§ EXERCISE BRIEF: Word for word, quote all of the material, omitting the pictures.

§ INFORMATION SHOWN:

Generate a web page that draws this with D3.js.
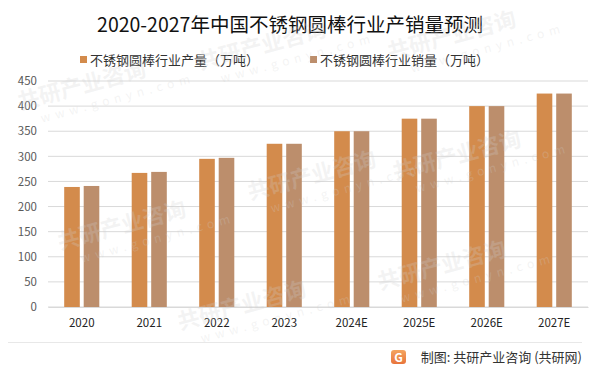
<!DOCTYPE html>
<html lang="zh">
<head>
    <meta charset="UTF-8">
    <title>2020-2027年中国不锈钢圆棒行业产销量预测</title>
    <script src="https://d3js.org/d3.v7.min.js"></script>
    <style>
        body { margin: 0; background: #fff; }
        svg text { font-family: "Noto Sans CJK SC", "Noto Sans", sans-serif; }
    </style>
</head>
<body>
    <div id="chart"></div>
    <script>
        // data
        const years = ["2020", "2021", "2022", "2023", "2024E", "2025E", "2026E", "2027E"];
        const production = [239, 267, 295, 325, 350, 375, 400, 425];
        const sales = [241, 269, 297, 325, 350, 375, 400, 425];
        const seriesNames = ["不锈钢圆棒行业产量（万吨）", "不锈钢圆棒行业销量（万吨）"];
        const colors = ["#D38B4C", "#BC8E6C"];
        const yTicks = [0, 50, 100, 150, 200, 250, 300, 350, 400, 450];

        const width = 602, height = 375;
        const margin = { top: 81, right: 14, bottom: 68, left: 48 };

        const svg = d3.select("#chart").append("svg")
            .attr("width", width)
            .attr("height", height);

        // title
        svg.append("text")
            .attr("x", 290).attr("y", 32)
            .attr("text-anchor", "middle")
            .attr("font-size", 19.5)
            .attr("fill", "#111")
            .text("2020-2027年中国不锈钢圆棒行业产销量预测");

        // legend
        const legendX = [80, 310];
        seriesNames.forEach((name, i) => {
            svg.append("rect")
                .attr("x", legendX[i]).attr("y", 56)
                .attr("width", 7).attr("height", 7)
                .attr("fill", colors[i]);
            svg.append("text")
                .attr("x", legendX[i] + 10).attr("y", 64.5)
                .attr("font-size", 13)
                .attr("fill", "#333")
                .text(name);
        });

        // scales
        const x0 = d3.scaleBand()
            .domain(years)
            .range([margin.left, width - margin.right])
            .paddingInner(0.48)
            .paddingOuter(0.24);

        const x1 = d3.scaleBand()
            .domain([0, 1])
            .range([0, x0.bandwidth()])
            .paddingInner(0.2);

        const y = d3.scaleLinear()
            .domain([0, 450])
            .range([height - margin.bottom, margin.top]);

        // grid
        svg.append("g")
            .selectAll("line")
            .data(yTicks)
            .join("line")
            .attr("x1", margin.left).attr("x2", width - margin.right)
            .attr("y1", d => y(d)).attr("y2", d => y(d))
            .attr("stroke", "#d9d9d9")
            .attr("stroke-width", 1);

        // y axis labels
        const yAxis = svg.append("g")
            .attr("transform", `translate(${margin.left},0)`)
            .call(d3.axisLeft(y).tickValues(yTicks).tickSize(0).tickPadding(11));
        yAxis.select(".domain").remove();
        yAxis.selectAll("text")
            .attr("font-size", 11.5)
            .attr("fill", "#595959")
            .style("font-family", "'Noto Sans CJK SC', sans-serif");

        // bars
        const groups = svg.append("g")
            .selectAll("g")
            .data(years.map((yr, i) => ({ yr, vals: [production[i], sales[i]] })))
            .join("g")
            .attr("transform", d => `translate(${x0(d.yr)},0)`);

        groups.selectAll("rect")
            .data(d => d.vals.map((v, i) => ({ i, v })))
            .join("rect")
            .attr("x", d => x1(d.i))
            .attr("y", d => y(d.v))
            .attr("width", x1.bandwidth())
            .attr("height", d => y(0) - y(d.v))
            .attr("fill", d => colors[d.i]);

        // x axis
        const xAxis = svg.append("g")
            .attr("transform", `translate(0,${y(0)})`)
            .call(d3.axisBottom(x0).tickSize(0).tickPadding(12));
        xAxis.select(".domain").attr("stroke", "#d9d9d9");
        xAxis.selectAll("text")
            .attr("font-size", 11.5)
            .attr("fill", "#222")
            .style("font-family", "'Noto Sans CJK SC', sans-serif");

        // footer
        svg.append("line")
            .attr("x1", 8).attr("x2", 582)
            .attr("y1", 342.5).attr("y2", 342.5)
            .attr("stroke", "#e8e8e8");

        const grad = svg.append("defs").append("linearGradient")
            .attr("id", "logoGrad").attr("x1", 0).attr("y1", 0).attr("x2", 0).attr("y2", 1);
        grad.append("stop").attr("offset", "0%").attr("stop-color", "#F4A460");
        grad.append("stop").attr("offset", "100%").attr("stop-color", "#E8743B");
        svg.append("rect")
            .attr("x", 391).attr("y", 350)
            .attr("width", 15).attr("height", 14)
            .attr("rx", 3)
            .attr("fill", "url(#logoGrad)");
        svg.append("text")
            .attr("x", 398.5).attr("y", 361.5)
            .attr("text-anchor", "middle")
            .attr("font-size", 12).attr("font-weight", "bold")
            .attr("fill", "#fff")
            .text("G");

        svg.append("text")
            .attr("x", 582).attr("y", 362)
            .attr("text-anchor", "end")
            .attr("font-size", 13)
            .attr("fill", "#333")
            .text("制图: 共研产业咨询 (共研网)");

        // faint watermark drawn on top, kept inside the picture
        const wm = svg.append("g")
            .attr("fill", "#d0d0d0")
            .attr("fill-opacity", 0.25)
            .style("pointer-events", "none");
        const wmPos = [[20, 110], [200, 70], [390, 60], [60, 250], [250, 200], [395, 180], [180, 330], [380, 290]];
        wmPos.forEach(([px, py]) => {
            const g = wm.append("g")
                .attr("transform", `translate(${px},${py}) rotate(-15)`);
            g.append("text").attr("font-size", 22).attr("font-weight", "bold").text("共研产业咨询");
            g.append("text").attr("y", 18).attr("x", 18).attr("font-size", 12)
                .attr("letter-spacing", 5).text("www.gonyn.com");
        });
    </script>
</body>
</html>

§ SOLUTION:
Generate a web page that draws this with D3.js.
<!DOCTYPE html>
<html lang="zh">
<head>
    <meta charset="UTF-8">
    <title>2020-2027年中国不锈钢圆棒行业产销量预测</title>
    <script src="https://d3js.org/d3.v7.min.js"></script>
    <style>
        body { margin: 0; background: #fff; }
        svg text { font-family: "Noto Sans CJK SC", "Noto Sans", sans-serif; }
    </style>
</head>
<body>
    <div id="chart"></div>
    <script>
        // data
        const years = ["2020", "2021", "2022", "2023", "2024E", "2025E", "2026E", "2027E"];
        const production = [239, 267, 295, 325, 350, 375, 400, 425];
        const sales = [241, 269, 297, 325, 350, 375, 400, 425];
        const seriesNames = ["不锈钢圆棒行业产量（万吨）", "不锈钢圆棒行业销量（万吨）"];
        const colors = ["#D38B4C", "#BC8E6C"];
        const yTicks = [0, 50, 100, 150, 200, 250, 300, 350, 400, 450];

        const width = 602, height = 375;
        const margin = { top: 81, right: 14, bottom: 68, left: 48 };

        const svg = d3.select("#chart").append("svg")
            .attr("width", width)
            .attr("height", height);

        // title
        svg.append("text")
            .attr("x", 290).attr("y", 32)
            .attr("text-anchor", "middle")
            .attr("font-size", 19.5)
            .attr("fill", "#111")
            .text("2020-2027年中国不锈钢圆棒行业产销量预测");

        // legend
        const legendX = [80, 310];
        seriesNames.forEach((name, i) => {
            svg.append("rect")
                .attr("x", legendX[i]).attr("y", 56)
                .attr("width", 7).attr("height", 7)
                .attr("fill", colors[i]);
            svg.append("text")
                .attr("x", legendX[i] + 10).attr("y", 64.5)
                .attr("font-size", 13)
                .attr("fill", "#333")
                .text(name);
        });

        // scales
        const x0 = d3.scaleBand()
            .domain(years)
            .range([margin.left, width - margin.right])
            .paddingInner(0.48)
            .paddingOuter(0.24);

        const x1 = d3.scaleBand()
            .domain([0, 1])
            .range([0, x0.bandwidth()])
            .paddingInner(0.2);

        const y = d3.scaleLinear()
            .domain([0, 450])
            .range([height - margin.bottom, margin.top]);

        // grid
        svg.append("g")
            .selectAll("line")
            .data(yTicks)
            .join("line")
            .attr("x1", margin.left).attr("x2", width - margin.right)
            .attr("y1", d => y(d)).attr("y2", d => y(d))
            .attr("stroke", "#d9d9d9")
            .attr("stroke-width", 1);

        // y axis labels
        const yAxis = svg.append("g")
            .attr("transform", `translate(${margin.left},0)`)
            .call(d3.axisLeft(y).tickValues(yTicks).tickSize(0).tickPadding(11));
        yAxis.select(".domain").remove();
        yAxis.selectAll("text")
            .attr("font-size", 11.5)
            .attr("fill", "#595959")
            .style("font-family", "'Noto Sans CJK SC', sans-serif");

        // bars
        const groups = svg.append("g")
            .selectAll("g")
            .data(years.map((yr, i) => ({ yr, vals: [production[i], sales[i]] })))
            .join("g")
            .attr("transform", d => `translate(${x0(d.yr)},0)`);

        groups.selectAll("rect")
            .data(d => d.vals.map((v, i) => ({ i, v })))
            .join("rect")
            .attr("x", d => x1(d.i))
            .attr("y", d => y(d.v))
            .attr("width", x1.bandwidth())
            .attr("height", d => y(0) - y(d.v))
            .attr("fill", d => colors[d.i]);

        // x axis
        const xAxis = svg.append("g")
            .attr("transform", `translate(0,${y(0)})`)
            .call(d3.axisBottom(x0).tickSize(0).tickPadding(12));
        xAxis.select(".domain").attr("stroke", "#d9d9d9");
        xAxis.selectAll("text")
            .attr("font-size", 11.5)
            .attr("fill", "#222")
            .style("font-family", "'Noto Sans CJK SC', sans-serif");

        // footer
        svg.append("line")
            .attr("x1", 8).attr("x2", 582)
            .attr("y1", 342.5).attr("y2", 342.5)
            .attr("stroke", "#e8e8e8");

        const grad = svg.append("defs").append("linearGradient")
            .attr("id", "logoGrad").attr("x1", 0).attr("y1", 0).attr("x2", 0).attr("y2", 1);
        grad.append("stop").attr("offset", "0%").attr("stop-color", "#F4A460");
        grad.append("stop").attr("offset", "100%").attr("stop-color", "#E8743B");
        svg.append("rect")
            .attr("x", 391).attr("y", 350)
            .attr("width", 15).attr("height", 14)
            .attr("rx", 3)
            .attr("fill", "url(#logoGrad)");
        svg.append("text")
            .attr("x", 398.5).attr("y", 361.5)
            .attr("text-anchor", "middle")
            .attr("font-size", 12).attr("font-weight", "bold")
            .attr("fill", "#fff")
            .text("G");

        svg.append("text")
            .attr("x", 582).attr("y", 362)
            .attr("text-anchor", "end")
            .attr("font-size", 13)
            .attr("fill", "#333")
            .text("制图: 共研产业咨询 (共研网)");

        // faint watermark drawn on top, kept inside the picture
        const wm = svg.append("g")
            .attr("fill", "#d0d0d0")
            .attr("fill-opacity", 0.25)
            .style("pointer-events", "none");
        const wmPos = [[20, 110], [200, 70], [390, 60], [60, 250], [250, 200], [395, 180], [180, 330], [380, 290]];
        wmPos.forEach(([px, py]) => {
            const g = wm.append("g")
                .attr("transform", `translate(${px},${py}) rotate(-15)`);
            g.append("text").attr("font-size", 22).attr("font-weight", "bold").text("共研产业咨询");
            g.append("text").attr("y", 18).attr("x", 18).attr("font-size", 12)
                .attr("letter-spacing", 5).text("www.gonyn.com");
        });
    </script>
</body>
</html>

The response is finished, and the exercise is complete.